--- Data shown ---
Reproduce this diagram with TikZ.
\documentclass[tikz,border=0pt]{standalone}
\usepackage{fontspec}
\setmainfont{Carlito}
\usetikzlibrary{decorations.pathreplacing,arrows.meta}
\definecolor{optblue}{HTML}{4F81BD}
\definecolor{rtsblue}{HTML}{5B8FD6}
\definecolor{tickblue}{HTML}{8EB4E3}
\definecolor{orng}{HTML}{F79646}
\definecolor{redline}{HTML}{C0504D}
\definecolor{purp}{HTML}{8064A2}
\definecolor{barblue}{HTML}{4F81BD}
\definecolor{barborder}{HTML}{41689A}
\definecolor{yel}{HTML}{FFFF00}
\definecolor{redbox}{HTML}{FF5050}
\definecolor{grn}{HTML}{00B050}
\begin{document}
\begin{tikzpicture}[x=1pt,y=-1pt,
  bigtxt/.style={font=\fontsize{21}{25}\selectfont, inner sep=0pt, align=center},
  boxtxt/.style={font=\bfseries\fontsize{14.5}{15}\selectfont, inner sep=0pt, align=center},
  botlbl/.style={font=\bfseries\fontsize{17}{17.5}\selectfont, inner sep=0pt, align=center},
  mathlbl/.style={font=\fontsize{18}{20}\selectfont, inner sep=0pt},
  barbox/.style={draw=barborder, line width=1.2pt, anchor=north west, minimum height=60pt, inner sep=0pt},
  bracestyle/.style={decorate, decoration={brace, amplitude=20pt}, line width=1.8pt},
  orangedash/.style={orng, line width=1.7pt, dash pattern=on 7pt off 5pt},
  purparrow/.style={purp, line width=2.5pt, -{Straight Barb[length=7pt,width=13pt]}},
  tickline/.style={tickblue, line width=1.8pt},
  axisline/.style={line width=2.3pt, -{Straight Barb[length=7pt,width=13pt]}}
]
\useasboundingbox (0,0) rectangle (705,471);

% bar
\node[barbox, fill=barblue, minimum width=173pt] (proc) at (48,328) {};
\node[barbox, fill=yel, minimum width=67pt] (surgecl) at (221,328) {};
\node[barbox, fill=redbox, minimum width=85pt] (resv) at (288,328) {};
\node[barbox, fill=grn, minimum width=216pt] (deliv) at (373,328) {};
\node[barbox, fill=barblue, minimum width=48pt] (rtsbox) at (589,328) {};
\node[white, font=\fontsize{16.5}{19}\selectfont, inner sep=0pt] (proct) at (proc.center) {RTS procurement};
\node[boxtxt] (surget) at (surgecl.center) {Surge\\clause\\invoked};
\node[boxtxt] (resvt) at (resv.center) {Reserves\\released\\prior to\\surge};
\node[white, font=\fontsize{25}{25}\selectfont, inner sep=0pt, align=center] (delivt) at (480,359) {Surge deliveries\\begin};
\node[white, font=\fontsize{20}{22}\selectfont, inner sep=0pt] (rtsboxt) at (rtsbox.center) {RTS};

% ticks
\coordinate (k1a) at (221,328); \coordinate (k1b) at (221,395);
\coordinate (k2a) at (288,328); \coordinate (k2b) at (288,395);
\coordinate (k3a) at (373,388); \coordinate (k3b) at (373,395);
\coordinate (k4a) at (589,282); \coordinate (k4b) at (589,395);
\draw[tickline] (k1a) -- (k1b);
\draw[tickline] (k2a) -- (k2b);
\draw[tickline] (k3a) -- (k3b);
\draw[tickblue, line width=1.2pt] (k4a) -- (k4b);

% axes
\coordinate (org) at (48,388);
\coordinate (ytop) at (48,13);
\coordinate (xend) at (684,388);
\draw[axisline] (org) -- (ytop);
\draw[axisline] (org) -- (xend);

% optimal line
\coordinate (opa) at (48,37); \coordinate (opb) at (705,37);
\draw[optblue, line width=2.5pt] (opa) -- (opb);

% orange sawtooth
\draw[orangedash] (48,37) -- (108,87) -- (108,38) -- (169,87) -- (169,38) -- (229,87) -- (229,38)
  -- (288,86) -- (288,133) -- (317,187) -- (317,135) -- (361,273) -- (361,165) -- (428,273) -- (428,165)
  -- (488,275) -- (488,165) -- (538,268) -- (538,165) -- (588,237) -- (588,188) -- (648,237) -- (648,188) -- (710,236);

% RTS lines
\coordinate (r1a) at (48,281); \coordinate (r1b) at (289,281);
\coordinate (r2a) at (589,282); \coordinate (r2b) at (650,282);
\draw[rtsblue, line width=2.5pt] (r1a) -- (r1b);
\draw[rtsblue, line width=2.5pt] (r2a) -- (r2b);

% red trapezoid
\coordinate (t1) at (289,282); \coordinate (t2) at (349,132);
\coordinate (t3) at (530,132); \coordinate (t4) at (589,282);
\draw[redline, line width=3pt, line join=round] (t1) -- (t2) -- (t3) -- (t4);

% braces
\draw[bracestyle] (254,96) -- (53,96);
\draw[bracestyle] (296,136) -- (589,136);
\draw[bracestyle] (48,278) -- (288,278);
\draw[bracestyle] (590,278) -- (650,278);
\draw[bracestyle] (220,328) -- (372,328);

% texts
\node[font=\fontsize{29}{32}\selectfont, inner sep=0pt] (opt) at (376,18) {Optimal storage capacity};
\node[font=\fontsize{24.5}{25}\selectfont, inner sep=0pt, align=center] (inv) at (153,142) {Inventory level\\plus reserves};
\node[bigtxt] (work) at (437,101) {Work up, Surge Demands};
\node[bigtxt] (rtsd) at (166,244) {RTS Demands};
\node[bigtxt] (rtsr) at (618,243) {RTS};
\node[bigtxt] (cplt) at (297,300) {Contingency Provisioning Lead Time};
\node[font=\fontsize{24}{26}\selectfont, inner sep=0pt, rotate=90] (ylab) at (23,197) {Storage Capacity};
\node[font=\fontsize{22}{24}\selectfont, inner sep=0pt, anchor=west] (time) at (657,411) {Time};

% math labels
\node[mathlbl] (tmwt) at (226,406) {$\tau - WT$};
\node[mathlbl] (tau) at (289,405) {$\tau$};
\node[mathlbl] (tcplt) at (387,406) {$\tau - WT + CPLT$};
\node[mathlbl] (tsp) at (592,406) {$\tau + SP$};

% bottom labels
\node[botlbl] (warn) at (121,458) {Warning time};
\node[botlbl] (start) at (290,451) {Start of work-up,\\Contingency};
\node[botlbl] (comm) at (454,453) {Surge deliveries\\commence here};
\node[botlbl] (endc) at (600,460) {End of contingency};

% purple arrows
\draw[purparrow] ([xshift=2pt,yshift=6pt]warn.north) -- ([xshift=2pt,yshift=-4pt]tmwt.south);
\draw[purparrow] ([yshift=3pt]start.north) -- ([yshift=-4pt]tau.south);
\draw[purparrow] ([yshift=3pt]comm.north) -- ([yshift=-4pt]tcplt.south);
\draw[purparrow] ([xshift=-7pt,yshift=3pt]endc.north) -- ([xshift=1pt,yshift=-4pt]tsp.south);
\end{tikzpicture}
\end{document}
---
What is needed:
What are the exact lines from the beginning of the material through the line containing "(0,0) rectangle (705,471);"? Write out those lines alone.

Response to this exercise:
Reproduce this diagram with TikZ.
\documentclass[tikz,border=0pt]{standalone}
\usepackage{fontspec}
\setmainfont{Carlito}
\usetikzlibrary{decorations.pathreplacing,arrows.meta}
\definecolor{optblue}{HTML}{4F81BD}
\definecolor{rtsblue}{HTML}{5B8FD6}
\definecolor{tickblue}{HTML}{8EB4E3}
\definecolor{orng}{HTML}{F79646}
\definecolor{redline}{HTML}{C0504D}
\definecolor{purp}{HTML}{8064A2}
\definecolor{barblue}{HTML}{4F81BD}
\definecolor{barborder}{HTML}{41689A}
\definecolor{yel}{HTML}{FFFF00}
\definecolor{redbox}{HTML}{FF5050}
\definecolor{grn}{HTML}{00B050}
\begin{document}
\begin{tikzpicture}[x=1pt,y=-1pt,
  bigtxt/.style={font=\fontsize{21}{25}\selectfont, inner sep=0pt, align=center},
  boxtxt/.style={font=\bfseries\fontsize{14.5}{15}\selectfont, inner sep=0pt, align=center},
  botlbl/.style={font=\bfseries\fontsize{17}{17.5}\selectfont, inner sep=0pt, align=center},
  mathlbl/.style={font=\fontsize{18}{20}\selectfont, inner sep=0pt},
  barbox/.style={draw=barborder, line width=1.2pt, anchor=north west, minimum height=60pt, inner sep=0pt},
  bracestyle/.style={decorate, decoration={brace, amplitude=20pt}, line width=1.8pt},
  orangedash/.style={orng, line width=1.7pt, dash pattern=on 7pt off 5pt},
  purparrow/.style={purp, line width=2.5pt, -{Straight Barb[length=7pt,width=13pt]}},
  tickline/.style={tickblue, line width=1.8pt},
  axisline/.style={line width=2.3pt, -{Straight Barb[length=7pt,width=13pt]}}
]
\useasboundingbox (0,0) rectangle (705,471);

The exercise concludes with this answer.